The lines to extract run from the first line of the material below to the line containing "Chart.register(...registerables);", both included; leave the pictures behind.

INFORMATION PROVIDED:
******************************

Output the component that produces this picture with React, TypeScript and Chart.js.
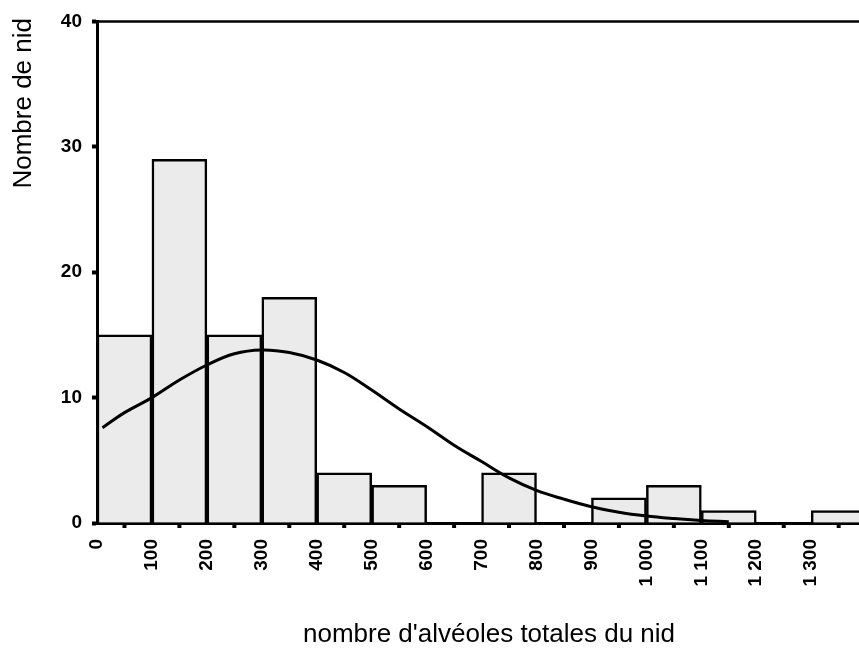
import React, { useEffect, useRef } from "react";
import { Chart, registerables } from "chart.js";

Chart.register(...registerables);

const binCenters = [50, 150, 250, 350, 450, 550, 650, 750, 850, 950, 1050, 1150, 1250, 1350];
const binCounts = [15, 29, 15, 18, 4, 3, 0, 4, 0, 2, 3, 1, 0, 1];
const xTickValues = [0, 100, 200, 300, 400, 500, 600, 700, 800, 900, 1000, 1100, 1200, 1300];
const curveX = [10, 50, 100, 150, 200, 250, 300, 350, 400, 450, 500, 550, 600, 650, 700, 750, 800, 850, 900, 950, 1000, 1050, 1100, 1150];
const curveY = [7.6, 8.8, 10.0, 11.4, 12.6, 13.5, 13.8, 13.6, 13.0, 12.0, 10.6, 9.1, 7.7, 6.2, 4.9, 3.6, 2.6, 1.9, 1.3, 0.85, 0.55, 0.35, 0.2, 0.1];
const yTitle = "Nombre de nid";
const xTitle = "nombre d'alvéoles totales du nid";

const FONT = "'Liberation Sans', Arial, sans-serif";

function fmt(v: number): string {
  return String(v).replace(/\B(?=(\d{3})+(?!\d))/g, " ");
}

const decor = {
  id: "decor",
  afterDraw(chart: any) {
    const { ctx, chartArea } = chart;
    const xs = chart.scales.x;
    ctx.save();
    ctx.strokeStyle = "#000";
    ctx.lineWidth = 2.5;
    ctx.beginPath();
    ctx.moveTo(chartArea.left, chartArea.top);
    ctx.lineTo(chartArea.right, chartArea.top);
    ctx.stroke();
    ctx.fillStyle = "#000";
    for (const c of binCenters) {
      const px = xs.getPixelForValue(c);
      ctx.fillRect(px - 2, chartArea.bottom, 4, 5);
    }
    ctx.font = `26px ${FONT}`;
    ctx.textBaseline = "middle";
    ctx.textAlign = "center";
    ctx.fillText(xTitle, 489, 635);
    ctx.translate(24, 18);
    ctx.rotate(-Math.PI / 2);
    ctx.textAlign = "right";
    ctx.fillText(yTitle, 0, 0);
    ctx.restore();
  },
};

export default function App() {
  const ref = useRef<HTMLCanvasElement>(null);
  useEffect(() => {
    document.body.style.margin = "0";
    const canvas = ref.current;
    if (!canvas) return;
    const chart = new Chart(canvas, {
      type: "bar",
      data: {
        datasets: [
          {
            type: "line",
            data: curveX.map((x, i) => ({ x, y: curveY[i] })),
            borderColor: "#000",
            borderWidth: 3,
            pointRadius: 0,
            tension: 0.4,
            fill: false,
            order: 0,
          } as any,
          {
            type: "bar",
            data: binCenters.map((x, i) => ({ x, y: binCounts[i] })),
            backgroundColor: "#ebebeb",
            borderColor: "#000",
            borderWidth: 2.5,
            barPercentage: 1,
            categoryPercentage: 1,
            order: 1,
          } as any,
        ],
      },
      options: {
        responsive: false,
        animation: false,
        layout: { padding: { top: 20, right: 0, left: 0, bottom: 0 } },
        plugins: { legend: { display: false }, tooltip: { enabled: false } },
        scales: {
          x: {
            type: "linear",
            min: 0,
            max: 1387,
            offset: false,
            grid: { display: false, drawTicks: false },
            border: { display: true, color: "#000", width: 3 },
            afterBuildTicks: (scale: any) => {
              scale.ticks = xTickValues.map((v) => ({ value: v }));
            },
            afterFit: (scale: any) => {
              scale.height = 132;
            },
            ticks: {
              autoSkip: false,
              minRotation: 90,
              maxRotation: 90,
              padding: 16,
              color: "#000",
              font: { family: FONT, size: 19, weight: "bold" },
              callback: (v: any) => fmt(Number(v)),
            },
          },
          y: {
            min: 0,
            max: 40,
            grid: {
              display: true,
              drawOnChartArea: false,
              drawTicks: true,
              tickLength: 5,
              tickWidth: 4,
              color: "#000",
            },
            border: { display: true, color: "#000", width: 3 },
            afterFit: (scale: any) => {
              scale.width = 97;
            },
            ticks: {
              stepSize: 10,
              padding: 10,
              color: "#000",
              font: { family: FONT, size: 19, weight: "bold" },
            },
          },
        },
      },
      plugins: [decor],
    } as any);
    return () => chart.destroy();
  }, []);
  return <canvas ref={ref} width={859} height={655} style={{ display: "block", width: 859, height: 655 }} />;
}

******************************

THE SOLUTION:
Output the component that produces this picture with React, TypeScript and Chart.js.
import React, { useEffect, useRef } from "react";
import { Chart, registerables } from "chart.js";

Chart.register(...registerables);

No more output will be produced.